In November, the U.S. Supreme Court announced that it will take up arguably the most significant case about the powers of the federal government in recent history, agreeing to review the ruling of the Eleventh Circuit appeals court striking down a key portion of President Barack Obama’s sweeping 2010 federal health-care law.
Twenty-eight states (including our neighbors Iowa, North Dakota, South Dakota and Wisconsin) have sued to strike down the law on the grounds that it oversteps the constitutional limits of the federal government, the first time that a majority of the states have ever challenged a federal law. The Supreme Court has allocated five-and-a-half hours over three days in March to hear oral arguments on the law’s constitutionality — the longest oral argument in recent Supreme Court history.
But despite the historical significance of this case and the grave constitutional questions raised by this law, Attorney General Lori Swanson — the elected official tasked with defending the constitutional rights of all Minnesotans — has declined to stand up for our rights. In fact, when asked to do so by then-Gov. Tim Pawlenty, Swanson wrote a letter concluding that the law was constitutional and even said she would defend it in court.

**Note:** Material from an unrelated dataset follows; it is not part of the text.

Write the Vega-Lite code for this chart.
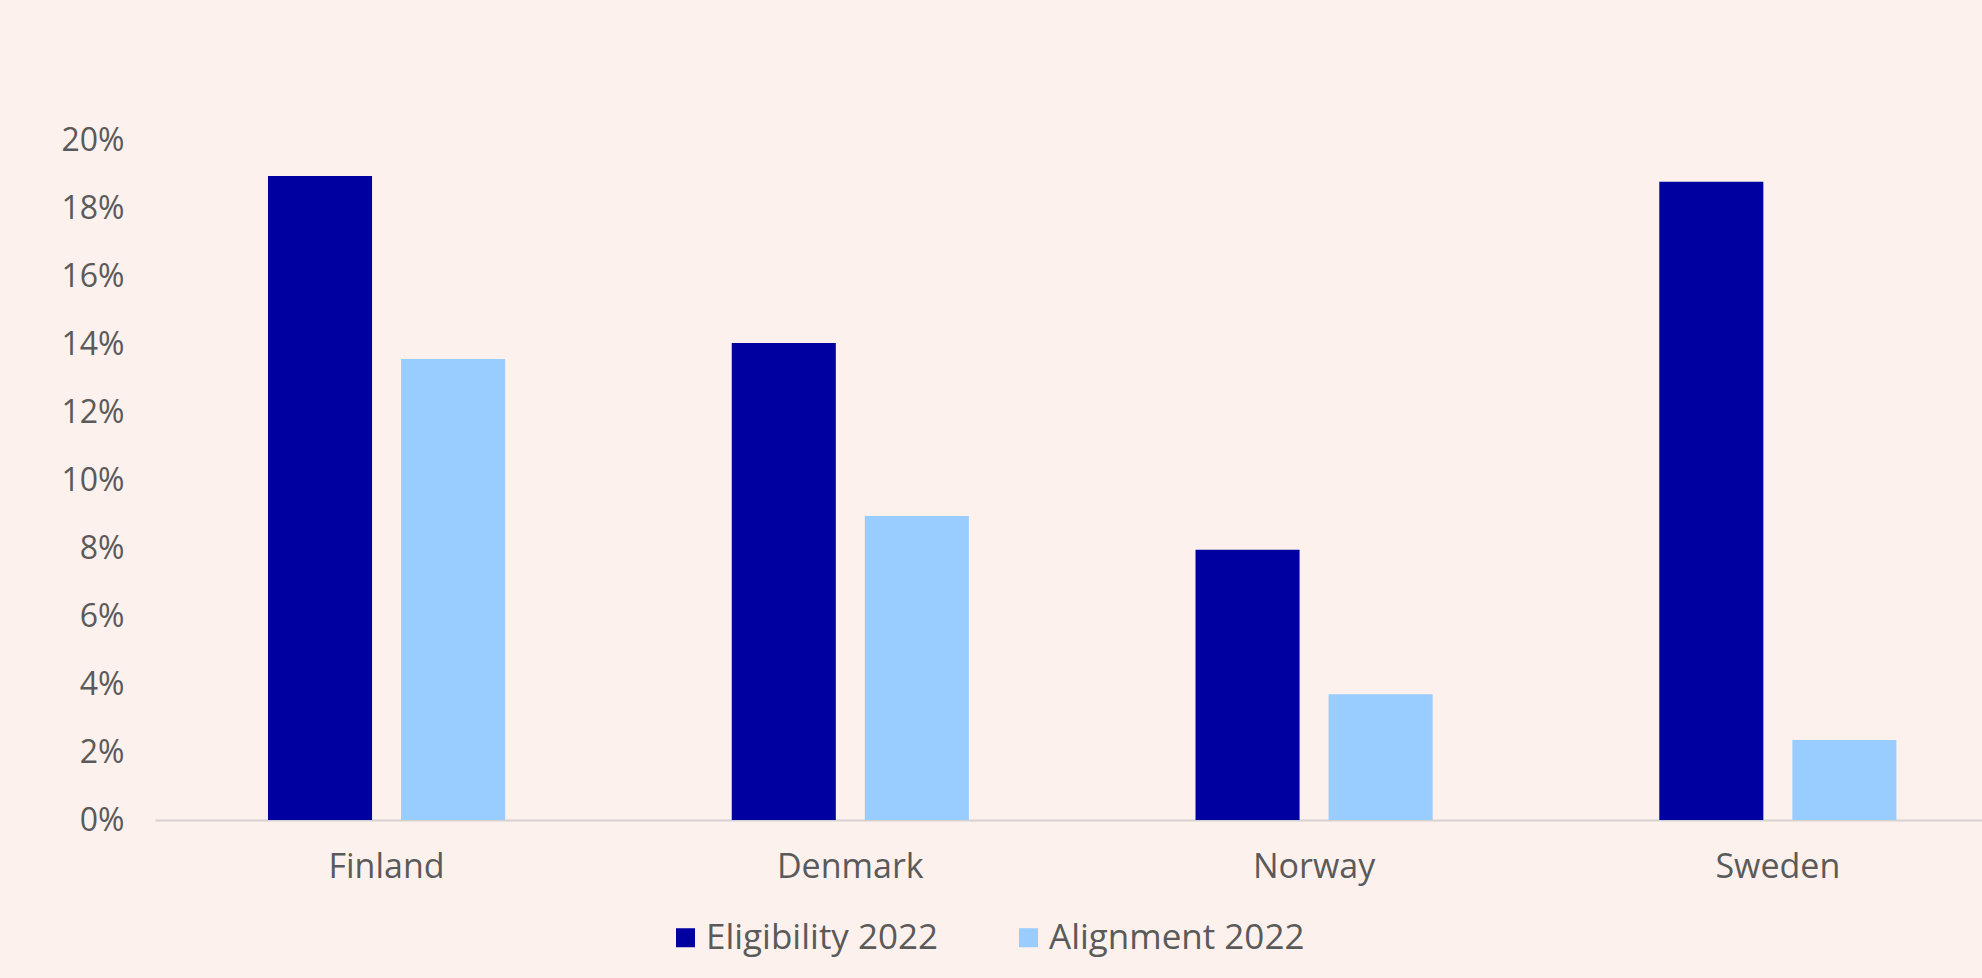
{
  "$schema": "https://vega.github.io/schema/vega-lite/v6.json",
  "width": 1827,
  "height": 680,
  "autosize": {"type": "none"},
  "padding": {"left": 155, "top": 140, "right": 0, "bottom": 158},
  "background": "#fcf1ec",
  "config": {"view": {"stroke": null}, "font": "Open Sans"},
  "data": {
    "values": [
      {"country": "Finland", "series": "Eligibility 2022", "value": 0.1894},
      {"country": "Finland", "series": "Alignment 2022", "value": 0.1356},
      {"country": "Denmark", "series": "Eligibility 2022", "value": 0.1403},
      {"country": "Denmark", "series": "Alignment 2022", "value": 0.0894},
      {"country": "Norway", "series": "Eligibility 2022", "value": 0.0795},
      {"country": "Norway", "series": "Alignment 2022", "value": 0.037},
      {"country": "Sweden", "series": "Eligibility 2022", "value": 0.1877},
      {"country": "Sweden", "series": "Alignment 2022", "value": 0.0235}
    ]
  },
  "mark": {"type": "bar"},
  "encoding": {
    "x": {
      "field": "country",
      "type": "nominal",
      "sort": ["Finland", "Denmark", "Norway", "Sweden"],
      "scale": {"paddingInner": 0.4887, "paddingOuter": 0.2141, "align": 0.569},
      "axis": {
        "title": null,
        "labelAngle": 0,
        "ticks": false,
        "domainColor": "#d6d2d0",
        "domainWidth": 2,
        "labelFontSize": 34,
        "labelColor": "#5a5a5a",
        "labelPadding": 30
      }
    },
    "xOffset": {
      "field": "series",
      "type": "nominal",
      "sort": ["Eligibility 2022", "Alignment 2022"],
      "scale": {"paddingInner": 0.218, "paddingOuter": 0}
    },
    "y": {
      "field": "value",
      "type": "quantitative",
      "scale": {"domain": [0, 0.2]},
      "axis": {
        "title": null,
        "format": ".0%",
        "values": [0, 0.02, 0.04, 0.06, 0.08, 0.1, 0.12, 0.14, 0.16, 0.18, 0.2],
        "grid": false,
        "domain": false,
        "ticks": false,
        "labelPadding": 31,
        "labelFontSize": 32,
        "labelColor": "#5a5a5a"
      }
    },
    "color": {
      "field": "series",
      "type": "nominal",
      "sort": ["Eligibility 2022", "Alignment 2022"],
      "scale": {"domain": ["Eligibility 2022", "Alignment 2022"], "range": ["#0000a0", "#99ccff"]},
      "legend": {
        "title": null,
        "orient": "none",
        "legendX": 513,
        "legendY": 780,
        "direction": "horizontal",
        "symbolType": "square",
        "symbolSize": 361,
        "symbolStrokeWidth": 0,
        "symbolOpacity": 1,
        "labelFontSize": 35,
        "labelLimit": 0,
        "labelColor": "#5a5a5a",
        "labelOffset": 3,
        "columnPadding": 72
      }
    }
  }
}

As I have written previously, Swanson ought to reconsider.
In my opinion the law violates the constitutional rights of Minnesotans. It does so through the so-called “individual mandate,” which requires each individual to purchase health insurance. For the first time ever, the federal government is attempting to force individuals to purchase a product as a condition of living in America.
The Eleventh Circuit‘s reasoning
The Obama administration asserts that the mandate is simply an exercise of Congress’ powers to regulate interstate commerce or to impose taxes. But as the Eleventh Circuit concluded, the individual mandate “is a civil regulatory penalty and not a tax,” and it amounted to an exercise of power that “is unprecedented, lacks cognizable limits, and imperils our federalist structure.”
The federal health-care law also oversteps by requiring Minnesota to make costly changes to its health-care programs or risk losing billions of dollars annually in Medicaid funds.
Under the U.S. Constitution, Congress has limited power to encourage states to agree to federal standards by offering incentives. For example, in 1987, the Supreme Court in South Dakota v. Dole upheld a federal law that withheld 10% of a state’s federal transportation funding if it had a drinking age lower than 21. But, as the court stated, “in some circumstances the financial inducement offered by Congress might be so coercive as to pass the point at which ‘pressure turns into compulsion.'”
Impermissible compulsion
The federal health-care law crosses the line into constitutionally impermissible compulsion, threatening to destroy each state’s budget by withholding all Medicaid funds if a state does not agree to the required expansions of its health programs. In Minnesota’s case, the threatened federal funds amount to nearly a sixth of the entire state budget. For instance, Minnesota will receive about $9.7 billion in federal Medicaid funds in 2012-13, 15.6 percent of the $62.2 billion total state budget.
If Minnesota lost those federal dollars, the result would be a $9.7 billion budget hole. That deficit would make this year’s $6.2 billion deficit, which brought about the longest government shutdown in American history, look like child’s play.
Such a choice is no choice at all. It is compulsion, and it goes beyond the federal government’s power by dictating the terms of Minnesota’s health-care programs, and by extension, the spending of Minnesotans’ tax dollars. If the federal government has that power, we lose our rights to hold our state elected officials accountable for spending our tax dollars.
Individual rights violated
By violating the delicate balance of our federalist system, the Obama health-care law violates the individual rights of all Minnesotans. As the Supreme Court noted just this year in its unanimous decision in Bond v. United States, “By denying any one government complete jurisdiction …, federalism protects the liberty of the individual from arbitrary power. When government acts in excess of its lawful powers, that liberty is at stake.”
Attorney General Swanson should stand up for the rights of Minnesotans and our state government — not defend the federal government’s encroachment on those rights — by joining the states opposing President Obama’s health care law in court.
Harry Niska is an attorney in private practice in Minneapolis.